杜月笙家祠落成时,想找章太炎求墨宝。杜月笙便找到一位曾与章太炎同狱甚久的游侠儿徐福生,去找章求字。章对徐很是客气,但一听为杜求字,便断然拒绝。杜便请章太炎的学生陈存仁出面。陈对章说,太史公在《史记》上做过一篇《游侠列传》,老师应该对杜先生的祠堂落成做一篇文章。章便问陈杜月笙的故事,陈一一道来,章越听越高兴。陈存仁乘机拿出宣纸说:“老师的文字应该写成一幅横披,作为杜氏家祠的镇宅之宝。”章太炎不出一言,也不起稿,就一边抽烟,一边写字,不过四十分钟,已经写成。杜月笙得文后,送给章士钊看,章士钊边看边赞:“真是传世之作。”

一次,居住在上海法租界的章太炎侄儿,与一位颇有势力的人发生房屋纠纷,相持不下,就请章太炎帮忙。章太炎便写亲笔信给杜月笙,请其帮忙。杜月笙见信后,心中大喜,他不仅即刻竭尽全力为章太炎侄儿排难解纷,而且在问题解决后,借口向章报告房屋纠纷的解决经过与结果,专程去苏州拜访章。章、杜二人相见甚欢。杜月笙在临告辞前,悄悄将一张两千银元的钱庄庄票压于章宅茶几上的一只茶杯底下,却不说破。杜月笙走后,章才发现了这笔重礼,不好推谢只能收下。这次之后,章对杜既感激又敬佩,认为杜月笙讲义气,重礼节,有古豪侠之风,二人开始订交。此后,杜月笙每月都派人给章太炎送钱,接济章的生活;章对杜也另眼相看,常常讲杜的好话,甚至还为杜月笙修订了家谱。

章太炎写字时,将不满意的置于废纸篓,仆役见后,将其拿去出售。章知道后,每次便把纸戳破再扔进纸篓,以为这样便稳妥了。谁料,仆役竟将破纸贴补整齐,仍旧拿去出售。
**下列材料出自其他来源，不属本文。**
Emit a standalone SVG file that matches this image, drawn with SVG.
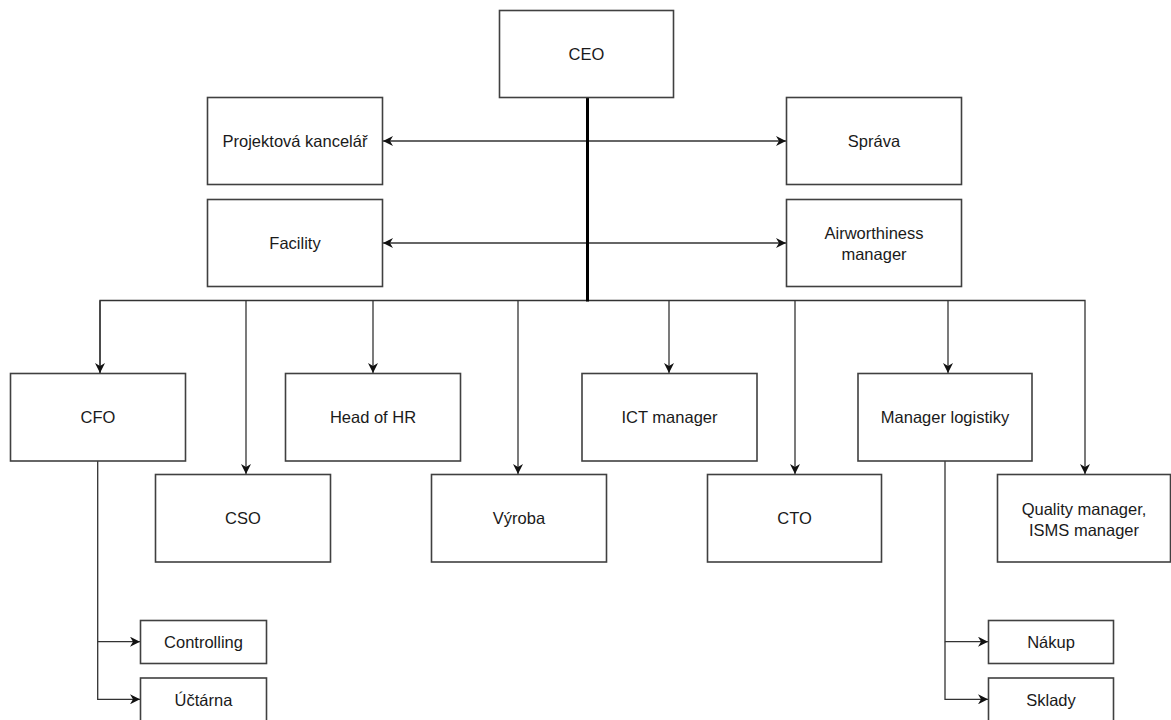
<svg xmlns="http://www.w3.org/2000/svg" width="1171" height="720" viewBox="0 0 1171 720">
  <style>
    .box { fill: #ffffff; stroke: #404040; stroke-width: 1.6; }
    .lbl { font-family: "Liberation Sans", Arial, sans-serif; font-size: 16.5px; fill: #1a1a1a; text-anchor: middle; dominant-baseline: central; }
    .edge { fill: none; stroke: #333333; stroke-width: 1.3; }
    .trunk { fill: none; stroke: #000000; stroke-width: 3; }
  </style>
  <defs>
    <marker id="arrow" viewBox="0 0 10 10" refX="10" refY="5" markerWidth="10" markerHeight="10" markerUnits="userSpaceOnUse" orient="auto-start-reverse">
      <path d="M0,0 L10,5 L0,10 L3,5 Z" fill="#111111"/>
    </marker>
  </defs>

  <rect width="1171" height="720" fill="#ffffff"/>

  <!-- connectors -->
  <g id="connectors">
    <!-- side staff links -->
    <line class="edge" x1="383" y1="141" x2="786" y2="141" marker-start="url(#arrow)" marker-end="url(#arrow)"/>
    <line class="edge" x1="383" y1="243" x2="786" y2="243" marker-start="url(#arrow)" marker-end="url(#arrow)"/>
    <!-- main bus -->
    <polyline class="edge" points="100,373 100,300.5 1085,300.5 1085,474" marker-end="url(#arrow)"/>
    <line class="edge" x1="100" y1="300.5" x2="100" y2="373" marker-end="url(#arrow)"/>
    <line class="edge" x1="246" y1="300.5" x2="246" y2="474" marker-end="url(#arrow)"/>
    <line class="edge" x1="373" y1="300.5" x2="373" y2="373" marker-end="url(#arrow)"/>
    <line class="edge" x1="518" y1="300.5" x2="518" y2="474" marker-end="url(#arrow)"/>
    <line class="edge" x1="669" y1="300.5" x2="669" y2="373" marker-end="url(#arrow)"/>
    <line class="edge" x1="795" y1="300.5" x2="795" y2="474" marker-end="url(#arrow)"/>
    <line class="edge" x1="948" y1="300.5" x2="948" y2="373" marker-end="url(#arrow)"/>
    <!-- CEO trunk -->
    <line class="trunk" x1="587.5" y1="97" x2="587.5" y2="301.5"/>
    <!-- CFO subtree -->
    <polyline class="edge" points="97.7,461 97.7,641.7 140,641.7" marker-end="url(#arrow)"/>
    <polyline class="edge" points="97.7,641.7 97.7,699.3 140,699.3" marker-end="url(#arrow)"/>
    <!-- logistics subtree -->
    <polyline class="edge" points="945,461 945,641.7 988,641.7" marker-end="url(#arrow)"/>
    <polyline class="edge" points="945,641.7 945,699.3 988,699.3" marker-end="url(#arrow)"/>
  </g>

  <g id="ceo"><rect class="box" x="499.5" y="10.5" width="174" height="87"/><text class="lbl" x="586.5" y="54">CEO</text></g>
  <g id="projektova-kancelar"><rect class="box" x="207.5" y="97.5" width="175" height="87"/><text class="lbl" x="295" y="141">Projektová kancelář</text></g>
  <g id="sprava"><rect class="box" x="786.5" y="97.5" width="175" height="87"/><text class="lbl" x="874" y="141">Správa</text></g>
  <g id="facility"><rect class="box" x="207.5" y="199.5" width="175" height="87"/><text class="lbl" x="295" y="243">Facility</text></g>
  <g id="airworthiness"><rect class="box" x="786.5" y="199.5" width="175" height="87"/><text class="lbl" x="874" y="233">Airworthiness</text><text class="lbl" x="874" y="253.5">manager</text></g>

  <g id="cfo"><rect class="box" x="10.5" y="373.5" width="175" height="87.5"/><text class="lbl" x="98" y="417">CFO</text></g>
  <g id="cso"><rect class="box" x="155.5" y="474.5" width="175" height="87.5"/><text class="lbl" x="243" y="518">CSO</text></g>
  <g id="head-of-hr"><rect class="box" x="285.5" y="373.5" width="175" height="87.5"/><text class="lbl" x="373" y="417">Head of HR</text></g>
  <g id="vyroba"><rect class="box" x="431.5" y="474.5" width="175" height="87.5"/><text class="lbl" x="519" y="518">Výroba</text></g>
  <g id="ict-manager"><rect class="box" x="582" y="373.5" width="175" height="87.5"/><text class="lbl" x="669.5" y="417">ICT manager</text></g>
  <g id="cto"><rect class="box" x="707.5" y="474.5" width="174" height="87.5"/><text class="lbl" x="794.5" y="518">CTO</text></g>
  <g id="manager-logistiky"><rect class="box" x="858" y="373.5" width="174" height="87.5"/><text class="lbl" x="945" y="417">Manager logistiky</text></g>
  <g id="quality-manager"><rect class="box" x="997.5" y="474.5" width="173" height="87.5"/><text class="lbl" x="1084" y="508.5">Quality manager,</text><text class="lbl" x="1084" y="530">ISMS manager</text></g>

  <g id="controlling"><rect class="box" x="140.5" y="620.5" width="126" height="43"/><text class="lbl" x="203.5" y="642">Controlling</text></g>
  <g id="uctarna"><rect class="box" x="140.5" y="678" width="126" height="43"/><text class="lbl" x="203.5" y="699.5">Účtárna</text></g>
  <g id="nakup"><rect class="box" x="988.5" y="620.5" width="125" height="43"/><text class="lbl" x="1051" y="642">Nákup</text></g>
  <g id="sklady"><rect class="box" x="988.5" y="678" width="125" height="43"/><text class="lbl" x="1051" y="699.5">Sklady</text></g>
</svg>
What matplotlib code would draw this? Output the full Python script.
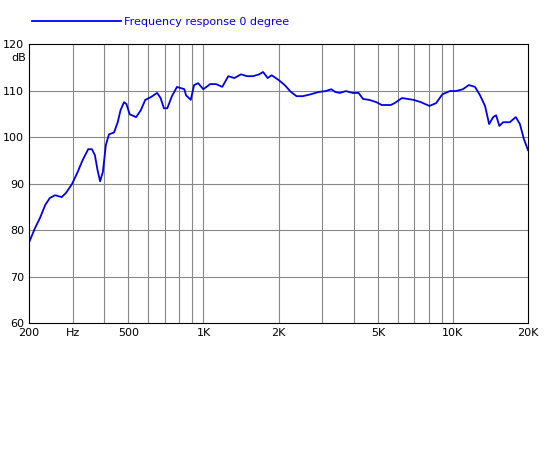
import numpy as np
import matplotlib
matplotlib.use("Agg")
import matplotlib.pyplot as plt
from matplotlib.ticker import FixedLocator, NullLocator

# frequency response
freq = [200, 211, 221, 232, 242, 254, 270, 281, 297, 313, 328, 345, 357, 367,
        376, 385, 395, 406, 418, 438, 453, 465, 480, 491, 506, 537, 561, 584,
        615, 652, 673, 694, 716, 747, 783, 838, 851, 889, 917, 952, 998, 1064,
        1123, 1189, 1257, 1330, 1414, 1494, 1580, 1673, 1733, 1809, 1876, 1998,
        2116, 2241, 2362, 2500, 2688, 2894, 3093, 3253, 3376, 3521, 3724, 3958,
        4187, 4363, 4620, 4937, 5185, 5636, 5834, 6248, 6963, 7449, 8050, 8560,
        9069, 9718, 10275, 10972, 11580, 12260, 12840, 13450, 13970, 14500,
        14900, 15350, 15900, 16900, 17870, 18560, 19250, 20000]
db = [77.4, 80.4, 82.6, 85.4, 86.9, 87.5, 87.1, 88.0, 89.9, 92.5, 95.1, 97.4,
      97.4, 96.1, 92.9, 90.5, 92.5, 98.3, 100.6, 101.0, 103.2, 105.8, 107.5,
      107.1, 104.9, 104.3, 105.8, 108.0, 108.6, 109.5, 108.4, 106.2, 106.2,
      108.8, 110.8, 110.3, 109.0, 108.0, 111.2, 111.6, 110.3, 111.4, 111.4,
      110.8, 113.1, 112.7, 113.5, 113.1, 113.1, 113.5, 114.0, 112.7, 113.3,
      112.3, 111.2, 109.7, 108.8, 108.8, 109.2, 109.7, 109.9, 110.3, 109.7,
      109.5, 109.9, 109.5, 109.5, 108.2, 108.0, 107.5, 106.9, 106.9, 107.3,
      108.4, 108.0, 107.5, 106.7, 107.3, 109.2, 109.9, 109.9, 110.3, 111.2,
      110.8, 109.0, 106.7, 102.8, 104.3, 104.7, 102.4, 103.2, 103.2, 104.3,
      102.8, 99.6, 97.2]

xticks = [200, 300, 500, 1000, 2000, 5000, 10000, 20000]
xlabels = ["200", "Hz", "500", "1K", "2K", "5K", "10K", "20K"]
grid_x = [300, 400, 500, 600, 700, 800, 900, 1000, 2000, 3000, 4000, 5000,
          6000, 7000, 8000, 9000, 10000]

fig = plt.figure(figsize=(5.5, 4.5), dpi=100)
ax = fig.add_axes([0.053, 0.282, 0.907, 0.62])
ax.set_xscale("log")
ax.set_xlim(200, 20000)
ax.set_ylim(60, 120)
for gx in grid_x:
    ax.axvline(gx, color="#888888", lw=0.8)
for gy in range(70, 120, 10):
    ax.axhline(gy, color="#888888", lw=0.8)
line, = ax.plot(freq, db, color="#0000ee", lw=1.3)

ax.xaxis.set_major_locator(FixedLocator(xticks))
ax.set_xticklabels(xlabels, fontsize=8)
ax.xaxis.set_minor_locator(NullLocator())
ax.set_yticks(range(60, 121, 10))
ax.tick_params(axis="y", labelsize=8, length=0)
ax.tick_params(axis="x", length=0)
fig.text(0.048, 0.865, "dB", ha="right", fontsize=8)

fig.legend([line], ["Frequency response 0 degree"], loc="upper left",
           bbox_to_anchor=(0.04, 0.985), frameon=False, fontsize=8,
           handlelength=8, handletextpad=0.3, labelcolor="#0000ee")

fig.savefig("out.png")
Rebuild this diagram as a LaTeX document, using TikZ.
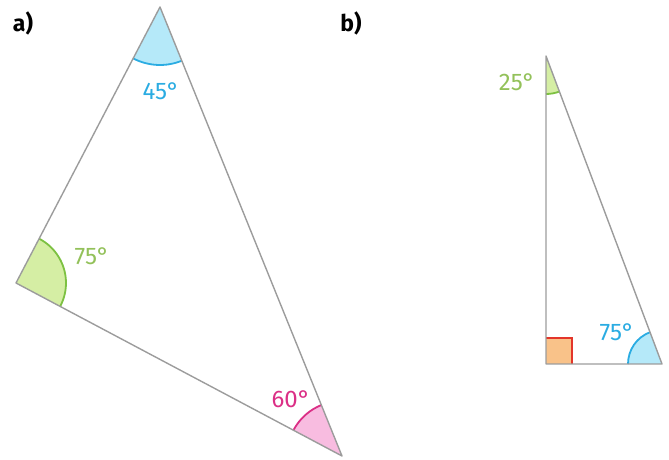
\documentclass[tikz,border=0pt]{standalone}
\usepackage{fontspec}
\setmainfont{Fira Sans}
\usetikzlibrary{angles,calc}
\definecolor{edgegray}{HTML}{9C9C9C}
\definecolor{bluefill}{HTML}{B5E9F9}
\definecolor{blueline}{HTML}{2BACE2}
\definecolor{greenfill}{HTML}{D5EEA4}
\definecolor{greenline}{HTML}{7DC142}
\definecolor{greentext}{HTML}{93C15A}
\definecolor{pinkfill}{HTML}{F8BCE0}
\definecolor{pinkline}{HTML}{DB2F86}
\definecolor{orangefill}{HTML}{F9C289}
\definecolor{redline}{HTML}{E3352A}
\tikzstyle{side} = [draw=edgegray, line width=1.4pt, line join=round]
\tikzstyle{deg} = [font=\fontsize{24}{24}\selectfont, inner sep=0pt]
\tikzstyle{arcline} = [line width=1.8pt]

\begin{document}
\begin{tikzpicture}[x=1pt, y=1pt]
      \useasboundingbox (0,0) rectangle (669,460);
      % part a
      \coordinate (A) at (160,453);
      \coordinate (L) at (16,177);
      \coordinate (R) at (342,4);
      \pic[fill=bluefill, draw=blueline, arcline, angle radius=58pt] {angle=L--A--R};
      \pic[fill=greenfill, draw=greenline, arcline, angle radius=50pt] {angle=R--L--A};
      \pic[fill=pinkfill, draw=pinkline, arcline, angle radius=55pt] {angle=A--R--L};
      \draw[side] (A) -- (L) -- (R) -- cycle;
      \node[font=\fontsize{23}{23}\selectfont\bfseries] (la) at (23,437) {a)};
      \node[deg, text=blueline] (a45) at (161,369) {45°};
      \node[deg, text=greentext] (a75) at (92,204) {75°};
      \node[deg, text=pinkline] (a60) at (291,61) {60°};
      % part b
      \coordinate (T) at (546,404);
      \coordinate (B) at (546,96);
      \coordinate (C) at (662,96);
      \pic[fill=greenfill, draw=greenline, arcline, angle radius=38pt] {angle=B--T--C};
      \pic[fill=bluefill, draw=blueline, arcline, angle radius=34pt] {angle=T--C--B};
      \fill[orangefill] (B) rectangle ++(26,26);
      \draw[redline, arcline] ($(B)+(0,26)$) -- ++(26,0) -- ++(0,-26);
      \draw[side] (T) -- (B) -- (C) -- cycle;
      \node[font=\fontsize{23}{23}\selectfont\bfseries] (lb) at (351,437) {b)};
      \node[deg, text=greentext] (b25) at (517,378) {25°};
      \node[deg, text=blueline] (b75) at (617,128) {75°};
\end{tikzpicture}
\end{document}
杭州楼外楼的主人请章太炎吃饭,他只点了三个菜,都是根据书上的菜名点的,主人看后哑然失笑,说这些是不够吃的,便自己做主为他多上了一些菜。席后,章太炎便为主人写了一首张苍水的绝命诗。主人见后,心中觉得极不吉利,后有人替他献策说,张苍水的绝命诗字数极多,章太炎只写了起首一段,要他再准备些纸张,邀请章太炎每天来写。于是楼外楼的主人照办,每日请章去吃饭,连续十天左右,章太炎终于写完了此诗,并在卷尾加了长长的跋语。章太炎的这件墨宝,后主人以二百元售出,十五年后,价值升至二十两黄金。

章太炎家中访客极多,他不胜其烦,便在墙上贴纸条一张,上书:“来客谈话以十分钟为限。”但客人中有与其论及学问的,章谈的来了兴致,便忘了自己定的规矩,一聊就是一两个小时,客人要走,他拉住不让。一次,客人指了指墙上的纸条,他忙说:“下次十分钟为限吧。”

1929年,上海《时报》曾有文章仿效《水浒传》108将,为东南文坛的名士依次排座次,第一名天魁星为章太炎,第二名天罡星为陈三立。

20世纪30年代,章太炎每次到北平,张伯驹必设家宴为其接风。某次宴会后,章以篆体书写杜诗两句成一联相赠:“盘剥白雅谷口粟;饭煮青泥坊底芹。”张得之大喜。